Wednesday 3 September 2014

Going Round in Circles at Stonehenge

Steve Jones in the Guardian is satirical about the idea that Stonehenge was a complete circle.

It's actually not such a silly thing as you might imagine. Due to the lack of a complete set of stones to make a circle, some sensible archaeologists have wondered whether Stonehenge ever was complete, or whether they simply ran out of stones of the right size. The discovery of the site of the stone holes does add a bit more to our understanding of this site.

And, if you're going to make fun of archaeologists, it's worth noting this sentence:

"The geometric feat of mapping out a circle, presumably using pegs and cord, was no mean achievement for a pre-literate people."

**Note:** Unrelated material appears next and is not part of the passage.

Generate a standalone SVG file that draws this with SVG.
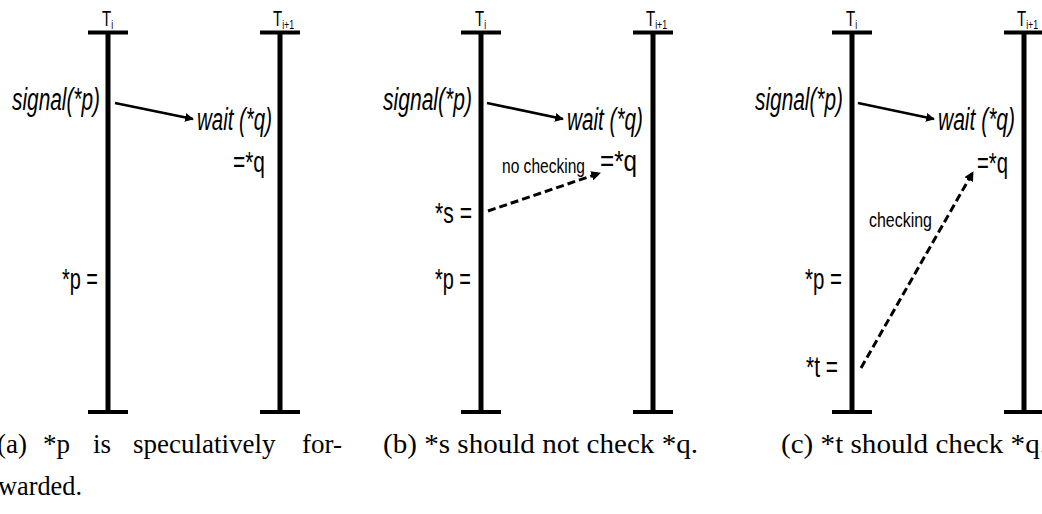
<svg xmlns="http://www.w3.org/2000/svg" width="1042" height="514" viewBox="0 0 1042 514">
<style>
.life{stroke:#000;stroke-width:5;fill:none}
.bar{stroke:#000;stroke-width:4;fill:none}
.lbl{font-family:"Liberation Sans",Arial,sans-serif;fill:#000}
.it{font-style:italic;font-size:31px}
.st{font-size:30px}
.sm{font-size:20px}
.T{font-size:22px}
.sub{font-size:13px}
.cap{font-family:"Liberation Serif","Times New Roman",serif;font-size:27px;fill:#000}
.solid{stroke:#000;stroke-width:2.6;fill:none}
.dash{stroke:#000;stroke-width:3;fill:none;stroke-dasharray:8 4}
</style>
<defs>
<marker id="ah" viewBox="0 0 10 10" refX="9" refY="5" markerWidth="3.4" markerHeight="3.4" orient="auto" markerUnits="strokeWidth">
<path d="M0,0 L10,5 L0,10 z" fill="#000"/>
</marker>
<marker id="ahd" viewBox="0 0 10 10" refX="9" refY="5" markerWidth="3.2" markerHeight="3.2" orient="auto" markerUnits="strokeWidth">
<path d="M0,0 L10,5 L0,10 z" fill="#000"/>
</marker>
</defs>
<rect width="1042" height="514" fill="#fff"/>

<!-- Panel (a) -->
<g id="panel-a">
<g id="a-Ti">
<line class="life" x1="108" y1="32" x2="108" y2="413"/>
<line class="bar" x1="88" y1="32.5" x2="128" y2="32.5"/>
<line class="bar" x1="88" y1="412" x2="128" y2="412"/>
<text class="lbl T" transform="translate(102,26) scale(0.68,1)">T<tspan class="sub" dy="3">i</tspan></text>
</g>
<g id="a-Ti1">
<line class="life" x1="280" y1="32" x2="280" y2="413"/>
<line class="bar" x1="260" y1="32.5" x2="300" y2="32.5"/>
<line class="bar" x1="260" y1="412" x2="300" y2="412"/>
<text class="lbl T" transform="translate(273,26) scale(0.68,1)">T<tspan class="sub" dy="3">i+1</tspan></text>
</g>
<g id="a-labels">
<text class="lbl it" x="12" y="110" textLength="88" lengthAdjust="spacingAndGlyphs">signal(*p)</text>
<text class="lbl it" x="197" y="130" textLength="75" lengthAdjust="spacingAndGlyphs">wait (*q)</text>
<text class="lbl st" x="233" y="172" textLength="32" lengthAdjust="spacingAndGlyphs">=*q</text>
<text class="lbl st" x="62" y="289" textLength="36" lengthAdjust="spacingAndGlyphs">*p =</text>
</g>
<g id="a-connectors">
<line class="solid" x1="115" y1="103" x2="193" y2="119" marker-end="url(#ah)"/>
</g>
<text class="cap" y="453"><tspan x="-3">(a)</tspan><tspan x="43">*p</tspan><tspan x="93">is</tspan><tspan x="133">speculatively</tspan><tspan x="302">for-</tspan></text>
<text class="cap" x="-2" y="495" textLength="84" lengthAdjust="spacingAndGlyphs">warded.</text>
</g>

<!-- Panel (b) -->
<g id="panel-b" transform="translate(373,0)">
<g id="b-Ti">
<line class="life" x1="108" y1="32" x2="108" y2="413"/>
<line class="bar" x1="88" y1="32.5" x2="128" y2="32.5"/>
<line class="bar" x1="88" y1="412" x2="128" y2="412"/>
<text class="lbl T" transform="translate(102,26) scale(0.68,1)">T<tspan class="sub" dy="3">i</tspan></text>
</g>
<g id="b-Ti1">
<line class="life" x1="280" y1="32" x2="280" y2="413"/>
<line class="bar" x1="260" y1="32.5" x2="300" y2="32.5"/>
<line class="bar" x1="260" y1="412" x2="300" y2="412"/>
<text class="lbl T" transform="translate(273,26) scale(0.68,1)">T<tspan class="sub" dy="3">i+1</tspan></text>
</g>
<g id="b-labels">
<text class="lbl it" x="10" y="110" textLength="89" lengthAdjust="spacingAndGlyphs">signal(*p)</text>
<text class="lbl it" x="194" y="130" textLength="76" lengthAdjust="spacingAndGlyphs">wait (*q)</text>
<text class="lbl st" x="227" y="171" textLength="37" lengthAdjust="spacingAndGlyphs">=*q</text>
<text class="lbl sm" x="129" y="173" textLength="83" lengthAdjust="spacingAndGlyphs">no checking</text>
<text class="lbl st" x="62" y="223" textLength="37" lengthAdjust="spacingAndGlyphs">*s =</text>
<text class="lbl st" x="62" y="289" textLength="36" lengthAdjust="spacingAndGlyphs">*p =</text>
</g>
<g id="b-connectors">
<line class="solid" x1="114" y1="103" x2="190" y2="119" marker-end="url(#ah)"/>
<line class="dash" x1="115" y1="211" x2="227" y2="173" marker-end="url(#ahd)"/>
</g>
<text class="cap" x="10" y="453" textLength="315" lengthAdjust="spacingAndGlyphs">(b) *s should not check *q.</text>
</g>

<!-- Panel (c) -->
<g id="panel-c" transform="translate(744,0)">
<g id="c-Ti">
<line class="life" x1="108" y1="32" x2="108" y2="413"/>
<line class="bar" x1="88" y1="32.5" x2="128" y2="32.5"/>
<line class="bar" x1="88" y1="412" x2="128" y2="412"/>
<text class="lbl T" transform="translate(102,26) scale(0.68,1)">T<tspan class="sub" dy="3">i</tspan></text>
</g>
<g id="c-Ti1">
<line class="life" x1="280" y1="32" x2="280" y2="413"/>
<line class="bar" x1="260" y1="32.5" x2="300" y2="32.5"/>
<line class="bar" x1="260" y1="412" x2="300" y2="412"/>
<text class="lbl T" transform="translate(273,26) scale(0.68,1)">T<tspan class="sub" dy="3">i+1</tspan></text>
</g>
<g id="c-labels">
<text class="lbl it" x="11" y="110" textLength="88" lengthAdjust="spacingAndGlyphs">signal(*p)</text>
<text class="lbl it" x="194" y="130" textLength="77" lengthAdjust="spacingAndGlyphs">wait (*q)</text>
<text class="lbl st" x="233" y="173" textLength="31" lengthAdjust="spacingAndGlyphs">=*q</text>
<text class="lbl sm" x="125" y="227" textLength="63" lengthAdjust="spacingAndGlyphs">checking</text>
<text class="lbl st" x="61" y="289" textLength="37" lengthAdjust="spacingAndGlyphs">*p =</text>
<text class="lbl st" x="62" y="377" textLength="32" lengthAdjust="spacingAndGlyphs">*t =</text>
</g>
<g id="c-connectors">
<line class="solid" x1="114" y1="103" x2="190" y2="119" marker-end="url(#ah)"/>
<line class="dash" x1="117" y1="368" x2="229" y2="172" marker-end="url(#ahd)"/>
</g>
<text class="cap" x="37" y="453" textLength="266" lengthAdjust="spacingAndGlyphs">(c) *t should check *q.</text>
</g>
</svg>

To draw a circle, you put a stake in the middle of where you want it, you tie a rope or cord of the desired radius to it, and you go round in a circle at the end of the cord, marking your progress with small stones, pegs, powdered chalk or whatever your heart desires. It would have been dead easy for a pre-literate group of people - literary being a measure of a certain kind of progress rather than intelligence. If you want proof of this, read below the line on the Comment is Free page.

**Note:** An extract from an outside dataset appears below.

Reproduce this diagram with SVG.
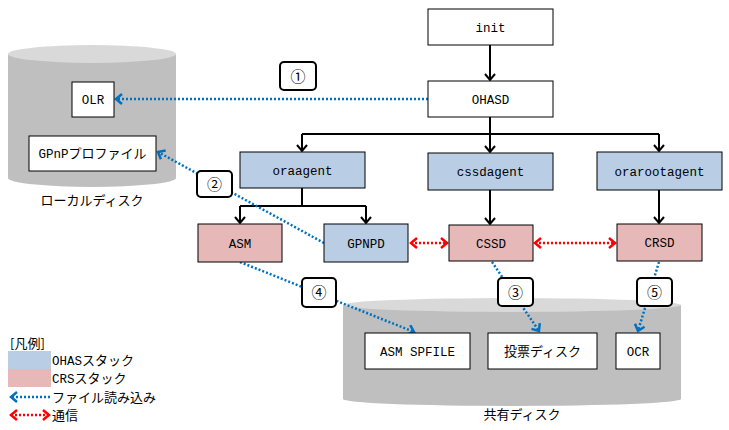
<svg xmlns="http://www.w3.org/2000/svg" width="729" height="430" viewBox="0 0 729 430">
<style>
.box{fill:#fff;stroke:#000;stroke-width:1}
.ohas{fill:#B9CDE5;stroke:#000;stroke-width:1}
.crs{fill:#E6B9B8;stroke:#000;stroke-width:1}
.num{fill:#fff;stroke:#000;stroke-width:2}
.t{font-family:"Liberation Mono","Noto Sans CJK JP",monospace;font-size:12.5px;fill:#000;text-anchor:middle}
.j{font-family:"Noto Sans CJK JP","Liberation Sans",sans-serif;font-size:13px}
.n{font-family:"Noto Sans CJK JP","DejaVu Sans",sans-serif;font-size:15px}
.tl{text-anchor:start}
.k{fill:none;stroke:#000;stroke-width:2}
.bl{fill:none;stroke:#0070C0;stroke-width:2.5;stroke-dasharray:2 2}
.rd{fill:none;stroke:#FF0000;stroke-width:2.5;stroke-dasharray:2 2}
.cyl{fill:#BFBFBF}
.cyltop{fill:#D9D9D9}
</style>
<defs>
<marker id="ak" markerWidth="12" markerHeight="12" refX="10" refY="6" orient="auto" markerUnits="userSpaceOnUse"><path d="M4,1 L10,6 L4,11" fill="none" stroke="#000" stroke-width="2"/></marker>
<marker id="ab" markerWidth="12" markerHeight="12" refX="10" refY="6" orient="auto" markerUnits="userSpaceOnUse"><path d="M4,1 L10,6 L4,11" fill="none" stroke="#0070C0" stroke-width="2.5"/></marker>
<marker id="ar" markerWidth="12" markerHeight="12" refX="10" refY="6" orient="auto-start-reverse" markerUnits="userSpaceOnUse"><path d="M4,1 L10,6 L4,11" fill="none" stroke="#FF0000" stroke-width="2.5"/></marker>
</defs>

<g id="local-disk">
<path class="cyl" d="M8,54 L8,178 A84,9 0 0 0 176,178 L176,54 Z"/>
<ellipse class="cyltop" cx="92" cy="54" rx="84" ry="9"/>
<text class="t j" x="92" y="204.5">ローカルディスク</text>
</g>
<g id="shared-disk">
<path class="cyl" d="M343,305 L343,399 A169,7 0 0 0 681,399 L681,305 Z"/>
<ellipse class="cyltop" cx="512" cy="305" rx="169" ry="7"/>
<text class="t j" x="522" y="418.5">共有ディスク</text>
</g>

<g id="connectors">
<path class="k" d="M490,45 V80" marker-end="url(#ak)"/>
<path class="k" d="M490,117 V134"/>
<path class="k" d="M302,134 H659"/>
<path class="k" d="M302,134 V151" marker-end="url(#ak)"/>
<path class="k" d="M490,134 V152" marker-end="url(#ak)"/>
<path class="k" d="M659,134 V151" marker-end="url(#ak)"/>
<path class="k" d="M302,188 V206 M240,206 H366"/>
<path class="k" d="M240,206 V223" marker-end="url(#ak)"/>
<path class="k" d="M366,206 V223" marker-end="url(#ak)"/>
<path class="k" d="M490,190 V224" marker-end="url(#ak)"/>
<path class="k" d="M659,190 V223" marker-end="url(#ak)"/>
<path class="rd" d="M411,243 H447" marker-start="url(#ar)" marker-end="url(#ar)"/>
<path class="rd" d="M535,243 H615" marker-start="url(#ar)" marker-end="url(#ar)"/>
<path class="bl" d="M428,99 H116" marker-end="url(#ab)"/>
<path class="bl" d="M324,243 L158,152" marker-end="url(#ab)"/>
<path class="bl" d="M240,262 L414,332" marker-end="url(#ab)"/>
<path class="bl" d="M492,262 L539,331" marker-end="url(#ab)"/>
<path class="bl" d="M659,262 L638,331" marker-end="url(#ab)"/>
</g>

<g id="init"><rect class="box" x="428" y="9" width="125" height="36"/><text class="t" x="490.5" y="31.5">init</text></g>
<g id="OHASD"><rect class="box" x="428" y="81" width="125" height="36"/><text class="t" x="490.5" y="103.5">OHASD</text></g>
<g id="OLR"><rect class="box" x="72" y="82" width="42" height="35"/><text class="t" x="93" y="104">OLR</text></g>
<g id="GPnP"><rect class="box" x="29" y="136" width="127" height="35"/><text class="t" x="92.5" y="158">GPnP<tspan class="j">プロファイル</tspan></text></g>
<g id="oraagent"><rect class="ohas" x="240" y="152" width="125" height="36"/><text class="t" x="302.5" y="174.5">oraagent</text></g>
<g id="cssdagent"><rect class="ohas" x="428" y="153" width="125" height="37"/><text class="t" x="490.5" y="176">cssdagent</text></g>
<g id="orarootagent"><rect class="ohas" x="597" y="152" width="125" height="38"/><text class="t" x="659.5" y="175.5">orarootagent</text></g>
<g id="ASM"><rect class="crs" x="198" y="224" width="84" height="38"/><text class="t" x="240" y="247.5">ASM</text></g>
<g id="GPNPD"><rect class="ohas" x="324" y="224" width="84" height="38"/><text class="t" x="366" y="247.5">GPNPD</text></g>
<g id="CSSD"><rect class="crs" x="449" y="225" width="84" height="36"/><text class="t" x="491" y="247.5">CSSD</text></g>
<g id="CRSD"><rect class="crs" x="617" y="224" width="85" height="37"/><text class="t" x="659.5" y="247">CRSD</text></g>
<g id="ASM-SPFILE"><rect class="box" x="365" y="333" width="105" height="36"/><text class="t" x="417.5" y="355.5">ASM SPFILE</text></g>
<g id="voting-disk"><rect class="box" x="488" y="333" width="109" height="36"/><text class="t j" x="542.5" y="355.5">投票ディスク</text></g>
<g id="OCR"><rect class="box" x="616" y="333" width="44" height="36"/><text class="t" x="638" y="355.5">OCR</text></g>

<g id="n1"><rect class="num" x="280" y="62" width="36" height="28" rx="4"/><text class="t n" x="298" y="81.5">①</text></g>
<g id="n2"><rect class="num" x="197" y="171" width="35" height="26" rx="4"/><text class="t n" x="214.5" y="189.5">②</text></g>
<g id="n3"><rect class="num" x="498" y="278" width="35" height="28" rx="4"/><text class="t n" x="515.5" y="297.5">③</text></g>
<g id="n4"><rect class="num" x="302" y="278" width="34" height="29" rx="4"/><text class="t n" x="319" y="298">④</text></g>
<g id="n5"><rect class="num" x="637" y="278" width="35" height="28" rx="4"/><text class="t n" x="654.5" y="297.5">⑤</text></g>

<g id="legend">
<text class="t j tl" x="10" y="347.5">[凡例]</text>
<rect x="8" y="351" width="43" height="18" fill="#B9CDE5"/>
<rect x="8" y="369" width="43" height="18" fill="#E6B9B8"/>
<text class="t tl" x="52" y="365">OHAS<tspan class="j">スタック</tspan></text>
<text class="t tl" x="52" y="383">CRS<tspan class="j">スタック</tspan></text>
<path class="bl" d="M50,397 H11" marker-end="url(#ab)"/>
<text class="t j tl" x="52" y="401.5">ファイル読み込み</text>
<path class="rd" d="M11,415 H49" marker-start="url(#ar)" marker-end="url(#ar)"/>
<text class="t j tl" x="52" y="419.5">通信</text>
</g>
</svg>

In fact, many of the "circles" aren't actually very good (though Stonehenge is), suggesting the Beaker People responsible just stuck them roughly in place, then jiggled them about until it looked about right. The ditch at Avebury, also, is not a true circle

In passing, the definition of a "henge" is a monument having a ditch inside a bank rather than outside - its poor defensive possibilities meaning that it's unlikely to be a fortification, and therefore it's ceremonial (i.e. we don't know what it's for).  Stonehenge, having its bank inside the ditch, therefore is not a henge - even though it gave half it's name to them. It's a rock 'n' roll world, is archaeology.